Henri Estienne

Parodiae morales

1575

Photo : deux pages intérieures à choix (123)

Les peintres apprenaient autrefois le métier en copiant les toiles des maîtres.

Les écoliers lisaient les classiques pour apprendre à écrire.

On imitait et progressivement on gagnait son indépendance.

Ce principe, largement répandu à la Renaissance et à l’âge classique, inspire ce petit livre.

Henri Estienne, un imprimeur, mais aussi un savant et un helléniste renommé, propose une série d’exercices qu’il appelle parodies.

Le propre de la parodie, explique-t-il, est de déployer un texte et, par amplifications, par variations, de le récrire jusqu’à produire un nombre illimité de versions nouvelles.

A partir d’une matrice prélevée dans le répertoire classique, dont on combine et modifie les éléments, on bricole pour créer du nouveau.

Voyons comment fonctionne ce projet, à la fois didactique et ludique.

Estienne, dans la posture du lecteur à l’œuvre, illustre lui-même la méthode.

Il prélève chez un poète latin un vers, l’isole et s’amuse à le reformuler de multiples manières, produisant ainsi, sur le même thème, d’autres énoncés.

Les modulations parodiques, dans chaque exemple qu’il donne, sont rangées de l’intervention la plus légère à la plus libre.

Une série de modifications progressives déploie ainsi le film des glissements et des variations du texte premier.

Soit par exemple cette formule de Juvénal : « A défaut de génie, c’est l’indignation qui fait les vers » (nous traduisons du latin).

En voici, traduites, les transformations :

A défaut de génie, c’est l’indignation qui fournit les paroles.
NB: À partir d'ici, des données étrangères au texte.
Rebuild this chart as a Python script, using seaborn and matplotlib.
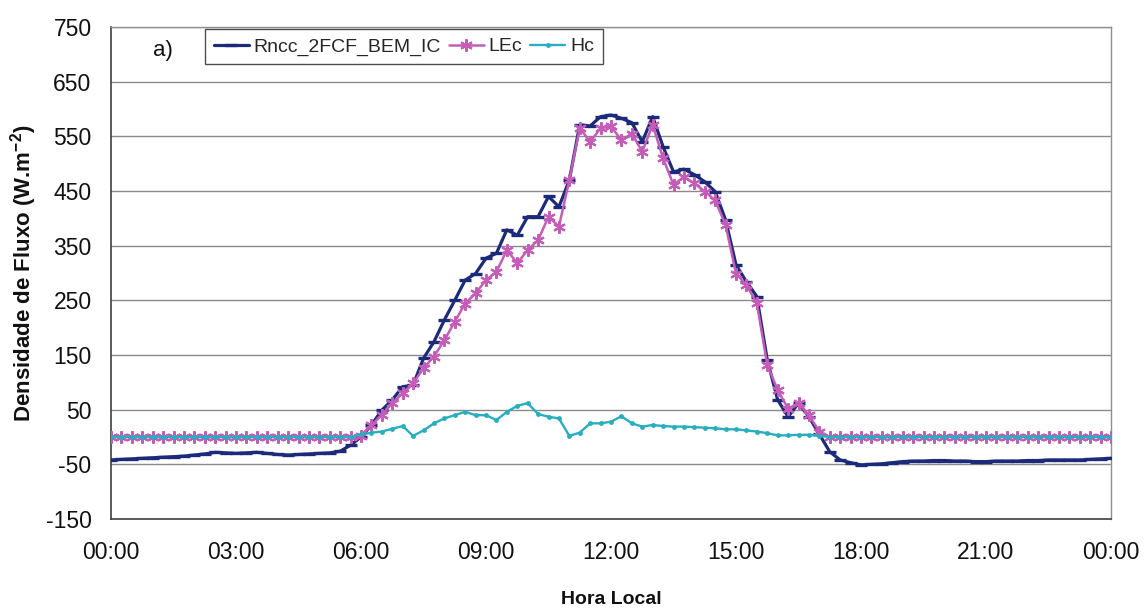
import numpy as np
import pandas as pd
import matplotlib
matplotlib.use("Agg")
import matplotlib.pyplot as plt
import seaborn as sns

# ---------------- data (15-min steps, 00:00 .. 24:00) ----------------
hours = [i * 0.25 for i in range(97)]

rncc = [-42, -41, -40, -39, -38, -37, -36, -35, -33, -31, -28, -29,
        -30, -29, -28, -30, -32, -33, -32, -31, -30, -29, -26, -15,
        0, 22, 49, 68, 92, 95, 144, 174, 214, 250, 287, 299,
        327, 336, 379, 369, 403, 403, 440, 421, 470, 571, 569, 586,
        589, 583, 575, 540, 586, 531, 485, 490, 480, 467, 449, 397,
        315, 284, 257, 141, 68, 37, 62, 37, 5, -27, -42, -47,
        -51, -50, -49, -47, -45, -44, -44, -43, -43, -44, -44, -45,
        -45, -44, -44, -44, -43, -43, -42, -42, -42, -42, -41, -40,
        -39]

lec = [0] * 24 + [
        2, 22, 40, 62, 80, 98, 126, 147, 177, 211, 244, 263,
        287, 302, 342, 318, 342, 360, 403, 385, 470, 565, 540, 565,
        568, 543, 555, 522, 571, 510, 461, 476, 464, 449, 433, 388,
        299, 278, 245, 132, 86, 52, 62, 40, 10] + [0] * 28

hc = [0] * 24 + [
        5, 8, 10, 15, 20, 2, 12, 25, 34, 40, 46, 40,
        40, 31, 46, 57, 62, 42, 37, 34, 2, 8, 25, 25,
        28, 38, 25, 19, 22, 20, 19, 19, 18, 17, 16, 14,
        14, 12, 10, 7, 3, 3, 4, 4, 2] + [0] * 28

series_names = ["Rncc_2FCF_BEM_IC", "LEc", "Hc"]
x_tick_hours = [0, 3, 6, 9, 12, 15, 18, 21, 24]
x_tick_labels = ["00:00", "03:00", "06:00", "09:00", "12:00",
                 "15:00", "18:00", "21:00", "00:00"]
y_ticks = [-150, -50, 50, 150, 250, 350, 450, 550, 650, 750]

assert len(hours) == len(rncc) == len(lec) == len(hc) == 97

# ---------------- style ----------------
sns.set_theme(style="white")
plt.rcParams["font.family"] = ["Liberation Sans", "DejaVu Sans"]
plt.rcParams["axes.unicode_minus"] = False
plt.rcParams["mathtext.fontset"] = "custom"
plt.rcParams["mathtext.rm"] = "Liberation Sans"
plt.rcParams["mathtext.bf"] = "Liberation Sans:bold"

fig = plt.figure(figsize=(11.47, 6.11), dpi=100)
ax = fig.add_axes([111 / 1147, 1 - 519 / 611, 1000 / 1147, 492 / 611])

df = pd.DataFrame({"hora": hours, series_names[0]: rncc,
                   series_names[1]: lec, series_names[2]: hc})

colors = {series_names[0]: "#1c2a7a",
          series_names[1]: "#c45cb8",
          series_names[2]: "#27aebf"}
styles = {
    series_names[0]: dict(marker="_", markersize=8, markeredgewidth=2.4,
                          linewidth=2.3),
    series_names[1]: dict(marker=(6, 2, 0), markersize=9,
                          markeredgewidth=1.5, linewidth=1.8),
    series_names[2]: dict(marker="o", markersize=3.5, markeredgewidth=0,
                          linewidth=1.7),
}
for i, name in enumerate(series_names):
    c = colors[name]
    sns.lineplot(data=df, x="hora", y=name, ax=ax, label=name,
                 color=c, markeredgecolor=c, markerfacecolor=c,
                 zorder=3 + i, **styles[name])

ax.set_xlim(0, 24)
ax.set_ylim(-150, 750)
ax.set_xticks(x_tick_hours)
ax.set_xticklabels(x_tick_labels)
ax.set_xticks(range(0, 25), minor=True)
ax.set_yticks(y_ticks)
ax.tick_params(axis="x", which="both", direction="in", length=5, width=1,
               color="#404040", pad=16, labelsize=16.5)
ax.tick_params(axis="y", which="both", length=0, pad=14, labelsize=16.5)
for lab in ax.get_xticklabels() + ax.get_yticklabels():
    lab.set_color("#111111")

ax.yaxis.grid(True, color="#8a8a8a", linewidth=1.0)
ax.xaxis.grid(False)
ax.set_axisbelow(True)
for side in ["left", "bottom"]:
    ax.spines[side].set_color("#404040")
    ax.spines[side].set_linewidth(1.2)
for side in ["top", "right"]:
    ax.spines[side].set_color("#909090")
    ax.spines[side].set_linewidth(1.0)

ax.set_xlabel("Hora Local", fontsize=14, fontweight="bold", labelpad=19,
              color="#111111")
ax.set_ylabel(r"Densidade de Fluxo (W.m$^{\mathbf{-2}}$)", fontsize=16,
              fontweight="bold", labelpad=5, color="#111111")

ax.text(0.052, 0.952, "a)", transform=ax.transAxes, fontsize=16,
        ha="center", va="center", color="#111111")

leg = ax.legend(loc="upper left", bbox_to_anchor=(0.094, 0.996), ncol=3,
                frameon=True, fancybox=False, fontsize=14, handlelength=1.8,
                handletextpad=0.25, columnspacing=0.4, borderpad=0.45,
                borderaxespad=0)
leg.get_frame().set_edgecolor("#222222")
leg.get_frame().set_linewidth(1.0)

fig.savefig("out.png", dpi=100, facecolor="white")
A défaut de génie, c’est la colère qui dictera des paroles courageuses. A défaut de génie, c’est la colère qui suscite un cœur courageux. (…) Les ailes que le génie refuse, la crainte les met aux pieds. Les compétences que le génie dénie, la crainte les fait chercher.

Et ainsi de suite.

Estienne propose onze échantillons, mais il est évident qu’on pourrait continuer à l’infini.

Photo de deux pages dont une blanche (143)

Ces essais ne sont que des exemples pour amener le lecteur à poursuivre lui-même l’exercice.

Comme un manuel scolaire, le livre sert à préparer le travail de l’élève et ne s’accomplit que dans le futur, par la participation du public.

J’ai fait ma part, dit l’auteur, à vous de continuer ; il ne suffit pas de lire, il faut produire.

Pour favoriser ce relais et, concrètement, inviter le destinataire à se mettre au travail, Estienne laisse blanches toutes les pages de droite.

Il s’en explique : « J’espère que beaucoup tenteront le même genre d’exercice […].

A ceux-là, j’ai laissé une page vide face à chacune des citations servant à la parodie ».

Interfolié de pages blanches, le volume n’est écrit qu’à demi, dans l’attente de celui qui remplira les vides ; ouvert sur sa réalisation à venir, c’est un véritable objet potentiel.